WORK TO COMPLETE - Exclude the pictures and return every line exactly as written.
**** AVAILABLE RECORDS ****
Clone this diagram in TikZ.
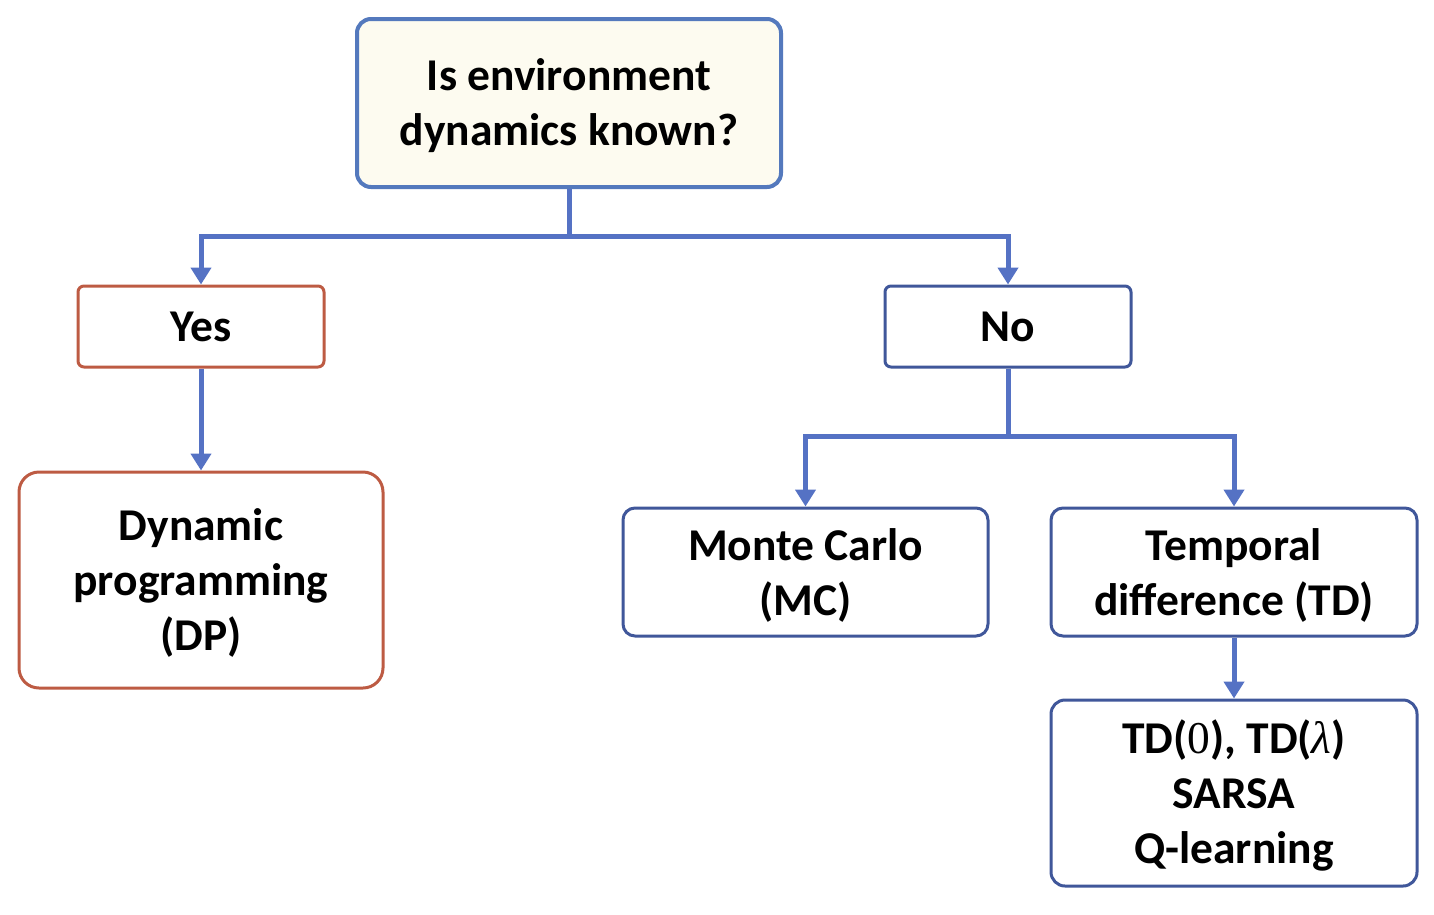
\documentclass[tikz,border=0pt]{standalone}
\usepackage{fontspec}
\setmainfont{Carlito}
\newfontfamily\mathlike{Liberation Serif}
\usetikzlibrary{arrows.meta}
\definecolor{lineblue}{HTML}{5572C4}
\definecolor{topborder}{HTML}{5479BD}
\definecolor{darkblue}{HTML}{40579A}
\definecolor{rust}{HTML}{BD5B43}
\definecolor{cream}{HTML}{FDFBF0}
\newcommand{\tallstrut}{\rule{0pt}{38pt}}
\tikzset{
  box/.style={draw, rectangle, align=center, inner sep=0pt, fill=white,
    font=\fontsize{45.5}{55}\selectfont\bfseries},
  conn/.style={draw=lineblue, line width=5pt, -{Triangle[width=20pt,length=17pt]}},
  seg/.style={draw=lineblue, line width=5pt}
}
\begin{document}
\begin{tikzpicture}[x=1pt,y=-1pt]
\useasboundingbox (0,0) rectangle (1434,914);
\node[box, draw=topborder, fill=cream, line width=4pt, rounded corners=14pt,
  minimum width=424pt, minimum height=168pt] (q) at (569,103) {\tallstrut Is environment\\dynamics known?};
\node[box, draw=rust, line width=3pt, rounded corners=6pt,
  minimum width=246pt, minimum height=81pt] (yes) at (201,326.5) {Yes};
\node[box, draw=darkblue, line width=3pt, rounded corners=6pt,
  minimum width=246pt, minimum height=81pt] (no) at (1008,326.5) {No};
\node[box, draw=rust, line width=3pt, rounded corners=20pt,
  minimum width=364pt, minimum height=216pt] (dp) at (201,580) {\tallstrut Dynamic\\programming\\(DP)};
\node[box, draw=darkblue, line width=3pt, rounded corners=12pt,
  minimum width=365pt, minimum height=128pt] (mc) at (805.5,572) {\tallstrut Monte Carlo\\(MC)};
\node[box, draw=darkblue, line width=3pt, rounded corners=12pt,
  minimum width=366pt, minimum height=128pt] (td) at (1234,572) {\tallstrut Temporal\\difference (TD)};
\node[box, draw=darkblue, line width=3pt, rounded corners=14pt,
  minimum width=366pt, minimum height=186pt] (list) at (1234,793)
  {\tallstrut TD({\mathlike\mdseries 0}), TD({\mathlike\mdseries\itshape λ})\\SARSA\\Q-learning};
\coordinate (j1) at (569,236);
\coordinate (j2) at (1008,436);
\draw[seg] (q.south) -- (j1);
\draw[conn] (j1) -| (yes.north);
\draw[conn] (j1) -| (no.north);
\draw[conn] (yes.south) -- (dp.north);
\draw[seg] (no.south) -- (j2);
\draw[conn] (j2) -| (mc.north);
\draw[conn] (j2) -| (td.north);
\draw[conn] (td.south) -- (list.north);
\end{tikzpicture}
\end{document}
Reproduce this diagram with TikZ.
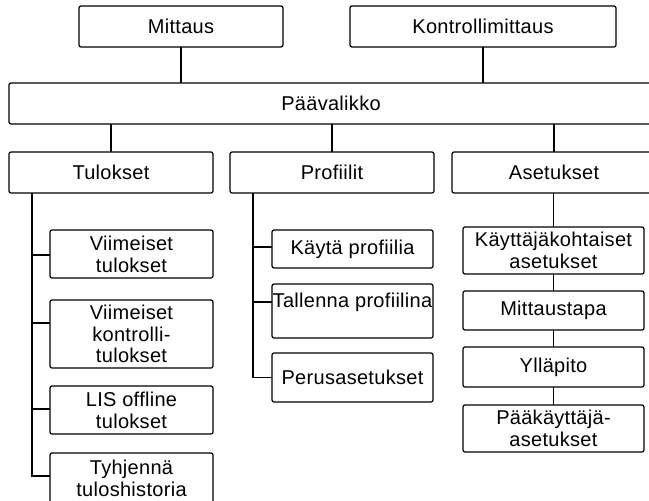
\documentclass[tikz,border=0pt]{standalone}
\usepackage{fontspec}
\setmainfont[LetterSpace=1.5]{Liberation Sans}
\begin{document}
\begin{tikzpicture}[x=1pt,y=-1pt,
  box/.style={draw, line width=1.2pt, rounded corners=2pt, inner sep=0pt, outer sep=0pt,
    align=center, font=\fontsize{20}{21.7}\selectfont},
  link/.style={line width=1.2pt}]
\useasboundingbox (0,0) rectangle (649,501);
\clip (0,0) rectangle (649,501);
% top
\node[box, minimum width=204, minimum height=41] (mittaus) at (181,26.5) {Mittaus};
\node[box, minimum width=266, minimum height=41] (kontroll) at (483,26.5) {Kontrollimittaus};
\node[box, minimum width=644, minimum height=41] (paav) at (331,103.5) {Päävalikko};
% level 2
\node[box, minimum width=204, minimum height=41] (tulokset) at (111,172.5) {Tulokset};
\node[box, minimum width=204, minimum height=41] (profiilit) at (332,172.5) {Profiilit};
\node[box, minimum width=204, minimum height=41] (asetukset) at (554,172.5) {Asetukset};
% Tulokset children
\node[box, minimum width=163, minimum height=48] (vt) at (131.5,254) {Viimeiset\\tulokset};
\node[box, minimum width=163, minimum height=68] (vkt) at (131.5,334) {Viimeiset\\kontrolli-\\tulokset};
\node[box, minimum width=163, minimum height=48] (lis) at (131.5,410) {LIS offline\\tulokset};
\node[box, minimum width=163, minimum height=50] (tyh) at (131.5,478) {Tyhjennä\\tuloshistoria};
% Profiilit children
\node[box, minimum width=161, minimum height=38] (kp) at (352.5,249) {Käytä profiilia};
\node[box, minimum width=161, minimum height=54] (tp) at (352.5,311) {Tallenna profiilina\\~};
\node[box, minimum width=161, minimum height=49] (pa) at (352.5,377.5) {Perusasetukset};
% Asetukset children
\node[box, minimum width=181, minimum height=47] (kk) at (553.5,250.5) {Käyttäjäkohtaiset\\asetukset};
\node[box, minimum width=181, minimum height=39] (mt) at (553.5,310.5) {Mittaustapa};
\node[box, minimum width=181, minimum height=40] (yl) at (553.5,367) {Ylläpito};
\node[box, minimum width=181, minimum height=47] (pk) at (553.5,428.5) {Pääkäyttäjä-\\asetukset};
% connectors top
\draw[link] (mittaus.south) -- (mittaus.south |- paav.north);
\draw[link] (kontroll.south) -- (kontroll.south |- paav.north);
\draw[link] (tulokset.north |- paav.south) -- (tulokset.north);
\draw[link] (profiilit.north |- paav.south) -- (profiilit.north);
\draw[link] (asetukset.north |- paav.south) -- (asetukset.north);
% Tulokset tree
\coordinate (ttrunk) at (32,193);
\draw[link] (ttrunk) |- ([yshift=-1pt]vt.west);
\draw[link] (ttrunk) |- ([yshift=11pt]vkt.west);
\draw[link] (ttrunk) |- ([yshift=1pt]lis.west);
\draw[link] (ttrunk) |- ([yshift=2pt]tyh.west);
% Profiilit tree
\coordinate (ptrunk) at (253,193);
\draw[link] (ptrunk) |- ([yshift=2pt]kp.west);
\draw[link] (ptrunk) |- ([yshift=9pt]tp.west);
\draw[link] (ptrunk) |- (pa.west);
% Asetukset chain
\draw[link] (asetukset.south -| kk.north) -- (kk.north);
\draw[link] (kk) -- (mt);
\draw[link] (mt) -- (yl);
\draw[link] (yl) -- (pk);
\end{tikzpicture}
\end{document}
****
ANSWER -
Clone this diagram in TikZ.
\documentclass[tikz,border=0pt]{standalone}
\usepackage{fontspec}
\setmainfont{Carlito}
\newfontfamily\mathlike{Liberation Serif}
\usetikzlibrary{arrows.meta}
\definecolor{lineblue}{HTML}{5572C4}
\definecolor{topborder}{HTML}{5479BD}
\definecolor{darkblue}{HTML}{40579A}
\definecolor{rust}{HTML}{BD5B43}
\definecolor{cream}{HTML}{FDFBF0}
\newcommand{\tallstrut}{\rule{0pt}{38pt}}
\tikzset{
  box/.style={draw, rectangle, align=center, inner sep=0pt, fill=white,
    font=\fontsize{45.5}{55}\selectfont\bfseries},
  conn/.style={draw=lineblue, line width=5pt, -{Triangle[width=20pt,length=17pt]}},
  seg/.style={draw=lineblue, line width=5pt}
}
\begin{document}
\begin{tikzpicture}[x=1pt,y=-1pt]
\useasboundingbox (0,0) rectangle (1434,914);
\node[box, draw=topborder, fill=cream, line width=4pt, rounded corners=14pt,
  minimum width=424pt, minimum height=168pt] (q) at (569,103) {\tallstrut Is environment\\dynamics known?};
\node[box, draw=rust, line width=3pt, rounded corners=6pt,
  minimum width=246pt, minimum height=81pt] (yes) at (201,326.5) {Yes};
\node[box, draw=darkblue, line width=3pt, rounded corners=6pt,
  minimum width=246pt, minimum height=81pt] (no) at (1008,326.5) {No};
\node[box, draw=rust, line width=3pt, rounded corners=20pt,
  minimum width=364pt, minimum height=216pt] (dp) at (201,580) {\tallstrut Dynamic\\programming\\(DP)};
\node[box, draw=darkblue, line width=3pt, rounded corners=12pt,
  minimum width=365pt, minimum height=128pt] (mc) at (805.5,572) {\tallstrut Monte Carlo\\(MC)};
\node[box, draw=darkblue, line width=3pt, rounded corners=12pt,
  minimum width=366pt, minimum height=128pt] (td) at (1234,572) {\tallstrut Temporal\\difference (TD)};
\node[box, draw=darkblue, line width=3pt, rounded corners=14pt,
  minimum width=366pt, minimum height=186pt] (list) at (1234,793)
  {\tallstrut TD({\mathlike\mdseries 0}), TD({\mathlike\mdseries\itshape λ})\\SARSA\\Q-learning};
\coordinate (j1) at (569,236);
\coordinate (j2) at (1008,436);
\draw[seg] (q.south) -- (j1);
\draw[conn] (j1) -| (yes.north);
\draw[conn] (j1) -| (no.north);
\draw[conn] (yes.south) -- (dp.north);
\draw[seg] (no.south) -- (j2);
\draw[conn] (j2) -| (mc.north);
\draw[conn] (j2) -| (td.north);
\draw[conn] (td.south) -- (list.north);
\end{tikzpicture}
\end{document}
Reproduce this diagram with TikZ.
\documentclass[tikz,border=0pt]{standalone}
\usepackage{fontspec}
\setmainfont[LetterSpace=1.5]{Liberation Sans}
\begin{document}
\begin{tikzpicture}[x=1pt,y=-1pt,
  box/.style={draw, line width=1.2pt, rounded corners=2pt, inner sep=0pt, outer sep=0pt,
    align=center, font=\fontsize{20}{21.7}\selectfont},
  link/.style={line width=1.2pt}]
\useasboundingbox (0,0) rectangle (649,501);
\clip (0,0) rectangle (649,501);
% top
\node[box, minimum width=204, minimum height=41] (mittaus) at (181,26.5) {Mittaus};
\node[box, minimum width=266, minimum height=41] (kontroll) at (483,26.5) {Kontrollimittaus};
\node[box, minimum width=644, minimum height=41] (paav) at (331,103.5) {Päävalikko};
% level 2
\node[box, minimum width=204, minimum height=41] (tulokset) at (111,172.5) {Tulokset};
\node[box, minimum width=204, minimum height=41] (profiilit) at (332,172.5) {Profiilit};
\node[box, minimum width=204, minimum height=41] (asetukset) at (554,172.5) {Asetukset};
% Tulokset children
\node[box, minimum width=163, minimum height=48] (vt) at (131.5,254) {Viimeiset\\tulokset};
\node[box, minimum width=163, minimum height=68] (vkt) at (131.5,334) {Viimeiset\\kontrolli-\\tulokset};
\node[box, minimum width=163, minimum height=48] (lis) at (131.5,410) {LIS offline\\tulokset};
\node[box, minimum width=163, minimum height=50] (tyh) at (131.5,478) {Tyhjennä\\tuloshistoria};
% Profiilit children
\node[box, minimum width=161, minimum height=38] (kp) at (352.5,249) {Käytä profiilia};
\node[box, minimum width=161, minimum height=54] (tp) at (352.5,311) {Tallenna profiilina\\~};
\node[box, minimum width=161, minimum height=49] (pa) at (352.5,377.5) {Perusasetukset};
% Asetukset children
\node[box, minimum width=181, minimum height=47] (kk) at (553.5,250.5) {Käyttäjäkohtaiset\\asetukset};
\node[box, minimum width=181, minimum height=39] (mt) at (553.5,310.5) {Mittaustapa};
\node[box, minimum width=181, minimum height=40] (yl) at (553.5,367) {Ylläpito};
\node[box, minimum width=181, minimum height=47] (pk) at (553.5,428.5) {Pääkäyttäjä-\\asetukset};
% connectors top
\draw[link] (mittaus.south) -- (mittaus.south |- paav.north);
\draw[link] (kontroll.south) -- (kontroll.south |- paav.north);
\draw[link] (tulokset.north |- paav.south) -- (tulokset.north);
\draw[link] (profiilit.north |- paav.south) -- (profiilit.north);
\draw[link] (asetukset.north |- paav.south) -- (asetukset.north);
% Tulokset tree
\coordinate (ttrunk) at (32,193);
\draw[link] (ttrunk) |- ([yshift=-1pt]vt.west);
\draw[link] (ttrunk) |- ([yshift=11pt]vkt.west);
\draw[link] (ttrunk) |- ([yshift=1pt]lis.west);
\draw[link] (ttrunk) |- ([yshift=2pt]tyh.west);
% Profiilit tree
\coordinate (ptrunk) at (253,193);
\draw[link] (ptrunk) |- ([yshift=2pt]kp.west);
\draw[link] (ptrunk) |- ([yshift=9pt]tp.west);
\draw[link] (ptrunk) |- (pa.west);
% Asetukset chain
\draw[link] (asetukset.south -| kk.north) -- (kk.north);
\draw[link] (kk) -- (mt);
\draw[link] (mt) -- (yl);
\draw[link] (yl) -- (pk);
\end{tikzpicture}
\end{document}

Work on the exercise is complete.